Kinematics-Aware Diffusion Policy with Consistent 3D Observation and Action Space for Whole-Arm Robotic Manipulation

TL;DR

KADP introduces a 3D node-based representation for whole-arm robotic manipulation, aligning task, observation, and action spaces to improve sample efficiency and spatial generalization. By embedding kinematic constraints directly into a diffusion-policy framework and solving for joint trajectories via a whole-body IK solver, the method enables feasible, full-arm control from limited demonstrations. Extensive RLBench simulations and real-world Panda experiments show superior performance and robustness over end-effector and joint-space baselines, especially in collision-avoidant and body-interaction scenarios. The work highlights the value of consistent 3D representations and kinematic priors for scalable, body-aware manipulation learning.

Abstract

Whole-body control of robotic manipulators with awareness of full-arm kinematics is crucial for many manipulation scenarios involving body collision avoidance or body-object interactions, which makes it insufficient to consider only the end-effector poses in policy learning. The typical approach for whole-arm manipulation is to learn actions in the robot's joint space. However, the unalignment between the joint space and actual task space (i.e., 3D space) increases the complexity of policy learning, as generalization in task space requires the policy to intrinsically understand the non-linear arm kinematics, which is difficult to learn from limited demonstrations.

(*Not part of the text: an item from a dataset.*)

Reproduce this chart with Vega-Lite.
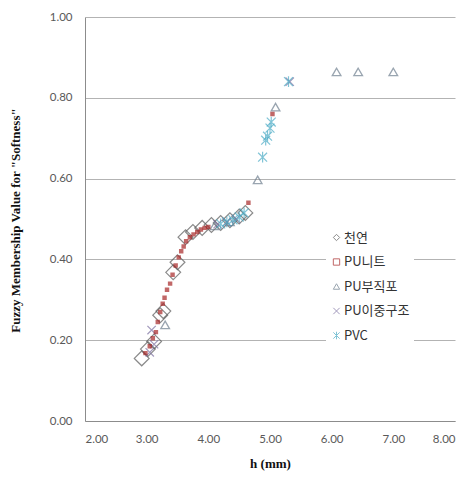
{
  "$schema": "https://vega.github.io/schema/vega-lite/v6.json",
  "autosize": "none",
  "width": 370,
  "height": 404,
  "padding": {"left": 85, "top": 17, "right": 15, "bottom": 58},
  "background": "white",
  "config": {
    "view": {"stroke": null},
    "axis": {
      "labelFont": "Lato",
      "labelFontSize": 11.5,
      "labelColor": "#595959",
      "domainColor": "#8c8c8c",
      "ticks": false,
      "titleFont": "Liberation Serif",
      "titleFontWeight": "bold",
      "titleFontSize": 13,
      "titleColor": "#111111"
    },
    "legend": {
      "orient": "none",
      "legendX": 241,
      "legendY": 210,
      "fillColor": "white",
      "padding": 4,
      "labelFont": "Noto Sans CJK KR",
      "labelFontSize": 13,
      "labelColor": "#333333",
      "symbolSize": 40,
      "symbolStrokeWidth": 1,
      "rowPadding": 10.5,
      "labelOffset": 1
    }
  },
  "data": {
    "values": [
      {"h": 2.92, "v": 0.155, "s": "천연"},
      {"h": 3.02, "v": 0.178, "s": "천연"},
      {"h": 3.12, "v": 0.197, "s": "천연"},
      {"h": 3.22, "v": 0.262, "s": "천연"},
      {"h": 3.27, "v": 0.272, "s": "천연"},
      {"h": 3.43, "v": 0.368, "s": "천연"},
      {"h": 3.50, "v": 0.393, "s": "천연"},
      {"h": 3.63, "v": 0.455, "s": "천연"},
      {"h": 3.75, "v": 0.468, "s": "천연"},
      {"h": 3.90, "v": 0.478, "s": "천연"},
      {"h": 4.05, "v": 0.485, "s": "천연"},
      {"h": 4.20, "v": 0.490, "s": "천연"},
      {"h": 4.35, "v": 0.497, "s": "천연"},
      {"h": 4.50, "v": 0.506, "s": "천연"},
      {"h": 4.60, "v": 0.515, "s": "천연"},

      {"h": 2.98, "v": 0.168, "s": "PU니트"},
      {"h": 3.05, "v": 0.185, "s": "PU니트"},
      {"h": 3.10, "v": 0.205, "s": "PU니트"},
      {"h": 3.15, "v": 0.220, "s": "PU니트"},
      {"h": 3.18, "v": 0.245, "s": "PU니트"},
      {"h": 3.22, "v": 0.270, "s": "PU니트"},
      {"h": 3.26, "v": 0.290, "s": "PU니트"},
      {"h": 3.29, "v": 0.305, "s": "PU니트"},
      {"h": 3.33, "v": 0.325, "s": "PU니트"},
      {"h": 3.38, "v": 0.340, "s": "PU니트"},
      {"h": 3.42, "v": 0.362, "s": "PU니트"},
      {"h": 3.47, "v": 0.385, "s": "PU니트"},
      {"h": 3.52, "v": 0.405, "s": "PU니트"},
      {"h": 3.56, "v": 0.420, "s": "PU니트"},
      {"h": 3.60, "v": 0.432, "s": "PU니트"},
      {"h": 3.64, "v": 0.445, "s": "PU니트"},
      {"h": 3.70, "v": 0.455, "s": "PU니트"},
      {"h": 3.76, "v": 0.462, "s": "PU니트"},
      {"h": 3.82, "v": 0.468, "s": "PU니트"},
      {"h": 3.88, "v": 0.474, "s": "PU니트"},
      {"h": 3.94, "v": 0.478, "s": "PU니트"},
      {"h": 4.00, "v": 0.480, "s": "PU니트"},
      {"h": 4.65, "v": 0.540, "s": "PU니트"},
      {"h": 5.04, "v": 0.760, "s": "PU니트"},

      {"h": 3.30, "v": 0.238, "s": "PU부직포"},
      {"h": 4.10, "v": 0.483, "s": "PU부직포"},
      {"h": 4.35, "v": 0.493, "s": "PU부직포"},
      {"h": 4.80, "v": 0.597, "s": "PU부직포"},
      {"h": 5.09, "v": 0.777, "s": "PU부직포"},
      {"h": 6.08, "v": 0.864, "s": "PU부직포"},
      {"h": 6.43, "v": 0.864, "s": "PU부직포"},
      {"h": 7.00, "v": 0.864, "s": "PU부직포"},

      {"h": 3.05, "v": 0.170, "s": "PU이중구조"},
      {"h": 3.08, "v": 0.225, "s": "PU이중구조"},
      {"h": 3.12, "v": 0.190, "s": "PU이중구조"},
      {"h": 4.15, "v": 0.487, "s": "PU이중구조"},
      {"h": 4.30, "v": 0.492, "s": "PU이중구조"},
      {"h": 4.45, "v": 0.500, "s": "PU이중구조"},
      {"h": 5.32, "v": 0.840, "s": "PU이중구조"},

      {"h": 4.20, "v": 0.488, "s": "PVC"},
      {"h": 4.30, "v": 0.493, "s": "PVC"},
      {"h": 4.40, "v": 0.498, "s": "PVC"},
      {"h": 4.50, "v": 0.505, "s": "PVC"},
      {"h": 4.58, "v": 0.515, "s": "PVC"},
      {"h": 4.88, "v": 0.653, "s": "PVC"},
      {"h": 4.93, "v": 0.695, "s": "PVC"},
      {"h": 4.96, "v": 0.705, "s": "PVC"},
      {"h": 5.00, "v": 0.725, "s": "PVC"},
      {"h": 5.02, "v": 0.740, "s": "PVC"},
      {"h": 5.30, "v": 0.840, "s": "PVC"}
    ]
  },
  "encoding": {
    "x": {
      "field": "h",
      "type": "quantitative",
      "scale": {"domain": [2, 8], "nice": false, "zero": false},
      "axis": {
        "values": [2, 3, 4, 5, 6, 7, 8],
        "format": ".2f",
        "grid": false,
        "labelPadding": 12,
        "title": "h (mm)",
        "titlePadding": 13
      }
    },
    "y": {
      "field": "v",
      "type": "quantitative",
      "scale": {"domain": [0, 1], "nice": false},
      "axis": {
        "values": [0, 0.2, 0.4, 0.6, 0.8, 1.0],
        "format": ".2f",
        "grid": true,
        "gridColor": "#b3b3b3",
        "gridWidth": 1,
        "labelPadding": 13,
        "title": "Fuzzy Membership Value for \"Softness\"",
        "titleX": -63,
        "titleY": 203
      }
    },
    "stroke": {
      "field": "s",
      "type": "nominal",
      "scale": {
        "domain": ["천연", "PU니트", "PU부직포", "PU이중구조", "PVC"],
        "range": ["#595959", "#a82828", "#6f7f8f", "#7b6fa0", "#4bacc6"]
      },
      "legend": {"title": null}
    },
    "shape": {
      "field": "s",
      "type": "nominal",
      "scale": {
        "domain": ["천연", "PU니트", "PU부직포", "PU이중구조", "PVC"],
        "range": ["diamond", "square", "triangle-up", "M-1,-1L1,1M-1,1L1,-1", "M-1,-1L1,1M-1,1L1,-1M0,-1.2L0,1.2"]
      },
      "legend": {"title": null}
    }
  },
  "layer": [
    {
      "transform": [{"filter": "datum.s === '천연'"}],
      "mark": {"type": "point", "filled": false, "size": 220, "strokeWidth": 1.2}
    },
    {
      "transform": [{"filter": "datum.s === 'PU부직포'"}],
      "mark": {"type": "point", "filled": false, "size": 75, "strokeWidth": 1.3}
    },
    {
      "transform": [{"filter": "datum.s === 'PU이중구조'"}],
      "mark": {"type": "point", "filled": false, "size": 70, "strokeWidth": 1.2}
    },
    {
      "transform": [{"filter": "datum.s === 'PVC'"}],
      "mark": {"type": "point", "filled": false, "size": 80, "strokeWidth": 1.2}
    },
    {
      "transform": [{"filter": "datum.s === 'PU니트'"}],
      "mark": {"type": "point", "filled": false, "size": 5, "strokeWidth": 2.2}
    }
  ]
}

To address this issue, this letter proposes a kinematics-aware imitation learning framework with consistent task, observation, and action spaces, all represented in the same 3D space. Specifically, we represent both robot states and actions using a set of 3D points on the arm body, naturally aligned with the 3D point cloud observations. This spatially consistent representation improves the policy's sample efficiency and spatial generalizability while enabling full-body control. Built upon the diffusion policy, we further incorporate kinematics priors into the diffusion processes to guarantee the kinematic feasibility of output actions. The joint angle commands are finally calculated through an optimization-based whole-body inverse kinematics solver for execution. Simulation and real-world experimental results demonstrate higher success rates and stronger spatial generalizability of our approach compared to existing methods in body-aware manipulation policy learning.

Figures (7)

• Figure 1: The proposed approach uses a set of 3D nodes on the arm body as both robot state and action representation for whole-arm manipulation, which is consistent with the 3D point cloud observation space and task space. Compared with using end-effector poses or joint angles, our method achieves higher spatial generalizability and sample efficiency while ensuring kinematic feasibility.
• Figure 2: Overview of Kinematics-Aware Diffusion Policy (KADP). Taking the encoded 3D visual representations, the 3D robot nodes and time embeddings as input, diffusion model predicts the denoised 3D node trajectory iteratively. For execution, the joint angle commands are computed through an optimization-based whole-body inverse kinematics solver.
• Figure 3: Visualization of 8 RLBench simulation tasks.
• Figure 4: Ablation on the kinematic constraints in DP and the number of nodes. IK Error refers to the average per-node inverse kinematics optimization error when solving joint commands. KADP w/o KC: remove the kinematic constraints in DP. Node-3 / Node-5: replace the full 8 nodes with fewer nodes.
• Figure 5: Overview of the 4 real-world tasks, where the manipulation is achieved by the proposed KADP.